Un plateau qui parle au présent
Dans la moiteur océanique de Pointe-Noire, un objet carré, couvert d’illustrations chatoyantes, vient discrètement bousculer les codes de la transmission culturelle. Lissolo 2.0, deuxième mouture du jeu conçu par la jeune société KB Publishing, s’avance comme un ambassadeur miniature du patrimoine national. « Nous voulions un support où l’on apprenne en s’amusant, sans s’apercevoir que l’on revoit les programmes d’histoire ou de sciences », confie, un sourire mesuré, le chef de projet Congo, Hugues Wilson, rencontré lors de la présentation à la presse le 5 août. À l’heure où la consommation culturelle se digitalise, le pari d’un plateau de carton peut surprendre. Pourtant, la proposition trouve un écho singulier chez les familles désireuses de renouer avec la conversation hors écran.
Des mécaniques ludiques au service du savoir
Le dispositif, inspiré du Ludo, repose sur 350 cartes déclinant 1 200 questions. Sept thèmes se côtoient : art, culture, économie, entreprenariat, faune, flore, développement durable et, grande nouveauté, technologies numériques. Chaque case, chaque jet de dé ouvre ainsi une porte sur les réalités d’un Congo pluriel. Destiné prioritairement aux plus de neuf ans, l’objet revendique néanmoins une vocation intergénérationnelle. « On observe des grands-parents qui redécouvrent des proverbes ou des faits historiques en jouant avec leurs petits-enfants », relate Divine Malonga, chargée commerciale et communication. La règle, volontairement épurée, laisse la part belle à la discussion, transformant le salon familial en micro-forum citoyen.

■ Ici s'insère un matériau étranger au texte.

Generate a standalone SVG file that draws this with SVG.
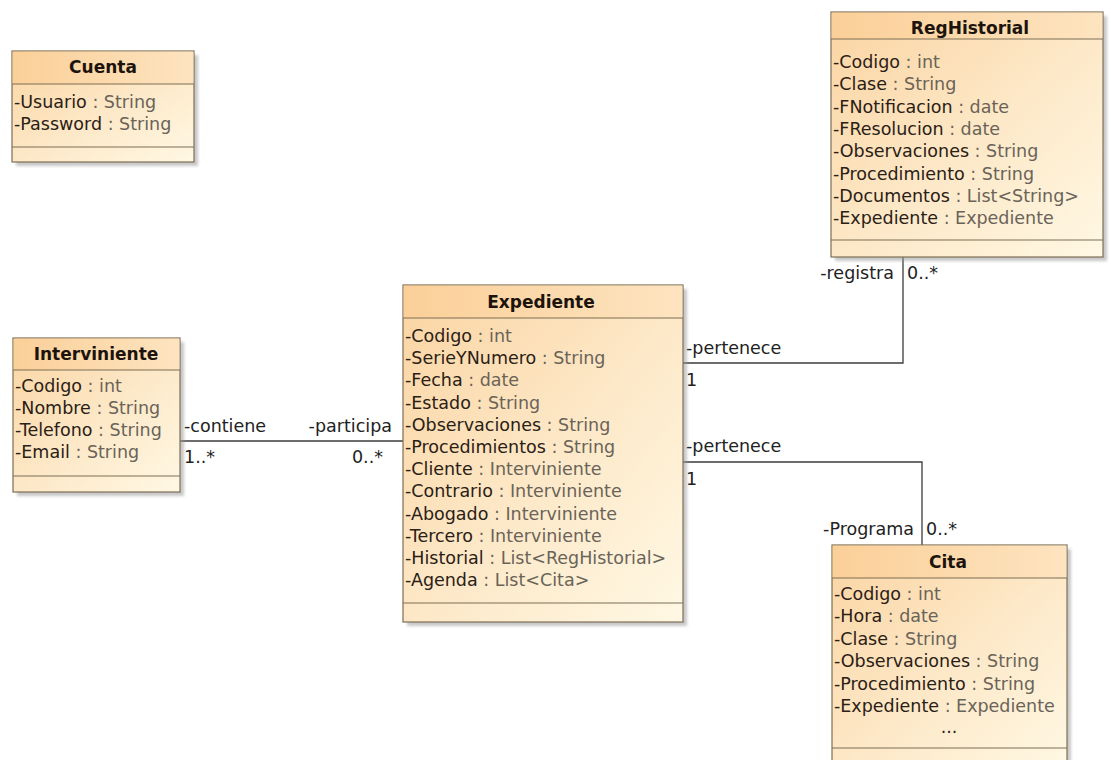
<svg xmlns="http://www.w3.org/2000/svg" width="1111" height="760" viewBox="0 0 1111 760">
  <style>
    .shadow { fill: #9a9a9a; opacity: 0.55; }
    .box { fill: url(#bodyFill); stroke: #7d6e55; stroke-width: 1.2; }
    .head { fill: url(#headFill); stroke: none; }
    .sep { stroke: #7d6e55; stroke-width: 1.2; }
    .title { font-family: "DejaVu Sans", Verdana, sans-serif; font-weight: bold; font-size: 17px; fill: #1c140c; text-anchor: middle; }
    .attr { font-family: "DejaVu Sans", Verdana, sans-serif; font-size: 17.5px; fill: #2a2015; }
    .type { fill: #6a6358; }
    .lbl { font-family: "DejaVu Sans", Verdana, sans-serif; font-size: 17.5px; fill: #222; }
    .end { text-anchor: end; }
    .wire { fill: none; stroke: #3c3c3c; stroke-width: 1.3; }
  </style>
  <defs>
    <linearGradient id="bodyFill" x1="0" y1="0" x2="1" y2="1">
      <stop offset="0" stop-color="#fbd4a2"/>
      <stop offset="0.55" stop-color="#fde9c9"/>
      <stop offset="1" stop-color="#fff8e4"/>
    </linearGradient>
    <linearGradient id="headFill" x1="0" y1="0" x2="1" y2="0">
      <stop offset="0" stop-color="#fbcf98"/>
      <stop offset="1" stop-color="#fde4c0"/>
    </linearGradient>
    <filter id="soft" x="-5%" y="-5%" width="110%" height="110%">
      <feGaussianBlur stdDeviation="1.5"/>
    </filter>
  </defs>

  <rect width="1111" height="760" fill="#ffffff"/>

  <!-- associations -->
  <g id="connectors">
    <polyline class="wire" points="180,441 403,441"/>
    <polyline class="wire" points="683,363 903,363 903,257"/>
    <polyline class="wire" points="683,462 922,462 922,545"/>

    <text class="lbl" x="184" y="432">-contiene</text>
    <text class="lbl end" x="392" y="432">-participa</text>
    <text class="lbl" x="184" y="463">1..*</text>
    <text class="lbl end" x="383" y="463">0..*</text>

    <text class="lbl" x="686" y="354">-pertenece</text>
    <text class="lbl" x="686" y="386">1</text>
    <text class="lbl end" x="894" y="279">-registra</text>
    <text class="lbl" x="907" y="279">0..*</text>

    <text class="lbl" x="686" y="452">-pertenece</text>
    <text class="lbl" x="686" y="485">1</text>
    <text class="lbl end" x="914" y="535">-Programa</text>
    <text class="lbl" x="926" y="535">0..*</text>
  </g>

  <!-- Cuenta -->
  <g id="cuenta">
    <rect class="shadow" x="16" y="55" width="182" height="111" filter="url(#soft)"/>
    <rect class="box" x="12" y="51" width="182" height="111"/>
    <rect class="head" x="12.6" y="51.6" width="180.8" height="32.4"/>
    <line class="sep" x1="12" y1="84" x2="194" y2="84"/>
    <line class="sep" x1="12" y1="147" x2="194" y2="147"/>
    <text class="title" x="103" y="73">Cuenta</text>
    <text class="attr" x="14" y="108">-Usuario <tspan class="type">: String</tspan></text>
    <text class="attr" x="14" y="130">-Password <tspan class="type">: String</tspan></text>
  </g>

  <!-- RegHistorial -->
  <g id="reghistorial">
    <rect class="shadow" x="835" y="16" width="272" height="245" filter="url(#soft)"/>
    <rect class="box" x="831" y="12" width="272" height="245"/>
    <rect class="head" x="831.6" y="12.6" width="270.8" height="26.4"/>
    <line class="sep" x1="831" y1="39" x2="1103" y2="39"/>
    <line class="sep" x1="831" y1="240" x2="1103" y2="240"/>
    <text class="title" x="970" y="34">RegHistorial</text>
    <text class="attr" x="833" y="68">-Codigo <tspan class="type">: int</tspan></text>
    <text class="attr" x="833" y="90.3">-Clase <tspan class="type">: String</tspan></text>
    <text class="attr" x="833" y="112.6">-FNotificacion <tspan class="type">: date</tspan></text>
    <text class="attr" x="833" y="134.9">-FResolucion <tspan class="type">: date</tspan></text>
    <text class="attr" x="833" y="157.2">-Observaciones <tspan class="type">: String</tspan></text>
    <text class="attr" x="833" y="179.5">-Procedimiento <tspan class="type">: String</tspan></text>
    <text class="attr" x="833" y="201.8">-Documentos <tspan class="type">: List&lt;String&gt;</tspan></text>
    <text class="attr" x="833" y="224.1">-Expediente <tspan class="type">: Expediente</tspan></text>
  </g>

  <!-- Expediente -->
  <g id="expediente">
    <rect class="shadow" x="407" y="289" width="280" height="337" filter="url(#soft)"/>
    <rect class="box" x="403" y="285" width="280" height="337"/>
    <rect class="head" x="403.6" y="285.6" width="278.8" height="32.4"/>
    <line class="sep" x1="403" y1="318" x2="683" y2="318"/>
    <line class="sep" x1="403" y1="603" x2="683" y2="603"/>
    <text class="title" x="541" y="308">Expediente</text>
    <text class="attr" x="405" y="342">-Codigo <tspan class="type">: int</tspan></text>
    <text class="attr" x="405" y="364.2">-SerieYNumero <tspan class="type">: String</tspan></text>
    <text class="attr" x="405" y="386.4">-Fecha <tspan class="type">: date</tspan></text>
    <text class="attr" x="405" y="408.6">-Estado <tspan class="type">: String</tspan></text>
    <text class="attr" x="405" y="430.8">-Observaciones <tspan class="type">: String</tspan></text>
    <text class="attr" x="405" y="453">-Procedimientos <tspan class="type">: String</tspan></text>
    <text class="attr" x="405" y="475.2">-Cliente <tspan class="type">: Interviniente</tspan></text>
    <text class="attr" x="405" y="497.4">-Contrario <tspan class="type">: Interviniente</tspan></text>
    <text class="attr" x="405" y="519.6">-Abogado <tspan class="type">: Interviniente</tspan></text>
    <text class="attr" x="405" y="541.8">-Tercero <tspan class="type">: Interviniente</tspan></text>
    <text class="attr" x="405" y="564">-Historial <tspan class="type">: List&lt;RegHistorial&gt;</tspan></text>
    <text class="attr" x="405" y="586.2">-Agenda <tspan class="type">: List&lt;Cita&gt;</tspan></text>
  </g>

  <!-- Interviniente -->
  <g id="interviniente">
    <rect class="shadow" x="17" y="342" width="167" height="154" filter="url(#soft)"/>
    <rect class="box" x="13" y="338" width="167" height="154"/>
    <rect class="head" x="13.6" y="338.6" width="165.8" height="31.4"/>
    <line class="sep" x1="13" y1="370" x2="180" y2="370"/>
    <line class="sep" x1="13" y1="476" x2="180" y2="476"/>
    <text class="title" x="96" y="360">Interviniente</text>
    <text class="attr" x="15" y="392">-Codigo <tspan class="type">: int</tspan></text>
    <text class="attr" x="15" y="414">-Nombre <tspan class="type">: String</tspan></text>
    <text class="attr" x="15" y="436">-Telefono <tspan class="type">: String</tspan></text>
    <text class="attr" x="15" y="458">-Email <tspan class="type">: String</tspan></text>
  </g>

  <!-- Cita -->
  <g id="cita">
    <rect class="shadow" x="836" y="549" width="235" height="225" filter="url(#soft)"/>
    <rect class="box" x="832" y="545" width="235" height="225"/>
    <rect class="head" x="832.6" y="545.6" width="233.8" height="32.4"/>
    <line class="sep" x1="832" y1="578" x2="1067" y2="578"/>
    <line class="sep" x1="832" y1="748" x2="1067" y2="748"/>
    <text class="title" x="948" y="568">Cita</text>
    <text class="attr" x="834" y="600">-Codigo <tspan class="type">: int</tspan></text>
    <text class="attr" x="834" y="622.4">-Hora <tspan class="type">: date</tspan></text>
    <text class="attr" x="834" y="644.8">-Clase <tspan class="type">: String</tspan></text>
    <text class="attr" x="834" y="667.2">-Observaciones <tspan class="type">: String</tspan></text>
    <text class="attr" x="834" y="689.6">-Procedimiento <tspan class="type">: String</tspan></text>
    <text class="attr" x="834" y="712">-Expediente <tspan class="type">: Expediente</tspan></text>
    <text class="attr" x="949" y="733" text-anchor="middle">...</text>
  </g>
</svg>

Une incubation locale, des ambitions panafricaines
Fruit de deux années de conception, Lissolo 2.0 a mobilisé professeurs, chercheurs, illustrateurs et jeunes créatifs issus de l’écosystème touristique. Le projet a bénéficié d’un financement entièrement privé, détail que souligne avec satisfaction Philippe Mboumba Madiela, conseiller socioculturel du maire de Pointe-Noire, qui voit dans cette indépendance « un signe de maturité entrepreneuriale et de confiance en nos propres ressources ». KB Publishing ne compte pas s’arrêter au Kouilou : des déclinaisons sénégalaise, ivoirienne et même pan-africaine axée sur l’égalité et le leadership féminin (Lissolo Femina Africa) sont déjà en pré-production. La jeune maison d’édition aspire ainsi à instaurer une bibliothèque ludique du continent, où chaque version serait un miroir local dans un grand kaléidoscope identitaire.

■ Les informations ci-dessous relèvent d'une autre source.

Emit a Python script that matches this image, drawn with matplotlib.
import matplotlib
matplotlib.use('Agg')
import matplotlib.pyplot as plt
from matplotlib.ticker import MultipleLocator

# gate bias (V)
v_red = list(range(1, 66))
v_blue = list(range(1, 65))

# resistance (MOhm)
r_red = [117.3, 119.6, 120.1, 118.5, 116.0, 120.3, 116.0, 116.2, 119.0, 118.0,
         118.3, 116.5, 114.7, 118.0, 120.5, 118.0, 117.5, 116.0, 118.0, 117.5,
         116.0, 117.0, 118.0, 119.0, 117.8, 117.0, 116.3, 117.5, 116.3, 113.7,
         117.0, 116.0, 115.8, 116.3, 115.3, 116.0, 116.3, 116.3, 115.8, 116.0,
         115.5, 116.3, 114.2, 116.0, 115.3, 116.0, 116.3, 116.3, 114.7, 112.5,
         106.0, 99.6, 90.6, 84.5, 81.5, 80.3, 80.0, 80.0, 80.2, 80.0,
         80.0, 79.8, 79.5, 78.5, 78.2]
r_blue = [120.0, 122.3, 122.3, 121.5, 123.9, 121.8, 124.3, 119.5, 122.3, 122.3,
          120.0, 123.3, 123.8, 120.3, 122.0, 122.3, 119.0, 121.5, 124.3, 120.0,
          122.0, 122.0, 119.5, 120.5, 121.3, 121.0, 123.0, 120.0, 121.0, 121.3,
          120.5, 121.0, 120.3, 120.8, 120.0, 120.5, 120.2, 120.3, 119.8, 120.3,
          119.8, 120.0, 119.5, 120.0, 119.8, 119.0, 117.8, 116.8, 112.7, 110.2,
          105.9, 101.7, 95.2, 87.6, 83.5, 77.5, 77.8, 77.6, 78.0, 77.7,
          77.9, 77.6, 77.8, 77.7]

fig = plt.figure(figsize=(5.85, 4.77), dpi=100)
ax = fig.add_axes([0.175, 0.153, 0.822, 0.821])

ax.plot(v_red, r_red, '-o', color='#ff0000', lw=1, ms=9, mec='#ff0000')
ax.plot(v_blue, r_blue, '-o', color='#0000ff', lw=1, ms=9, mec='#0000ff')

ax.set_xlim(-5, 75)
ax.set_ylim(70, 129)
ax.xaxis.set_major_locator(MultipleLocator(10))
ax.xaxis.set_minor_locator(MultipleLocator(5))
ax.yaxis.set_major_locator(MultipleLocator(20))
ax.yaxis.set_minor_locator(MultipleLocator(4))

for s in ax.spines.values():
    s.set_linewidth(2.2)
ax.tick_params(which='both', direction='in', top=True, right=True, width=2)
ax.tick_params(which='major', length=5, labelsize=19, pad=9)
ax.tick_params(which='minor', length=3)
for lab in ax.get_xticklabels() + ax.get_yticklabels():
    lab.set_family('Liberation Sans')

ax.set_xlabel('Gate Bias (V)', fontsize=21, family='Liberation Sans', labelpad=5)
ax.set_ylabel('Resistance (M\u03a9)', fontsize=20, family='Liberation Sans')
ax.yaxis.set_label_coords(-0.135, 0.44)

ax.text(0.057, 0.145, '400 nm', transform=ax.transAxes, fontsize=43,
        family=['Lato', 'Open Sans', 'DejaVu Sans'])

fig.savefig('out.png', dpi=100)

Les leviers d’un outil socio-économique
Au-delà du divertissement, le potentiel éducatif du jeu intrigue établissements scolaires et organisations de jeunesse. Plusieurs enseignants songent à l’adopter en activité d’appui, voyant dans ses cartes un moyen de contextualiser le programme officiel et d’encourager l’oralité, dimension chère aux traditions bantoues. Sur le plan économique, l’initiative illustre la montée d’une industrie créative congolaise capable de générer emploi et valeurs ajoutées tout en préservant l’intégrité culturelle. Observateurs et acteurs s’accordent : si le marché demeure modeste, la demande africaine pour des contenus enracinés mais modernes existe bel et bien. Le succès rencontré lors des précommandes, largement relayé sur les réseaux, le confirme. Lissolo 2.0 se présente ainsi comme un révélateur d’opportunités pour une génération d’entrepreneurs qui, sans renier la fierté nationale, regarde déjà vers un marché continental de près d’un milliard de joueurs potentiels.
Perspectives d’une mémoire ludifiée
En filigrane, la démarche de KB Publishing interroge notre rapport au savoir : peut-on mémoriser durablement en jetant un dé ? Les sciences cognitives plaident en sa faveur, rappelant que l’apprentissage par le jeu renforce l’ancrage des connaissances par l’émotion et la répétition. De quoi encourager d’autres synergies entre créatifs, chercheurs et décideurs, d’autant que le gouvernement congolais multiplie les initiatives en faveur des industries culturelles et créatives, secteur reconnu comme levier de diversification économique. Lissolo 2.0 n’est peut-être qu’un pion sur l’échiquier, mais il signale, avec tact et ambition, qu’il existe des chemins alternatifs pour raconter la nation, hors des amphithéâtres et des écrans saturés. En refermant la boîte, les joueurs emportent un souvenir tangible : la conviction que le patrimoine est un récit vivant, et que chacun détient une face du dé pour l’écrire à son tour.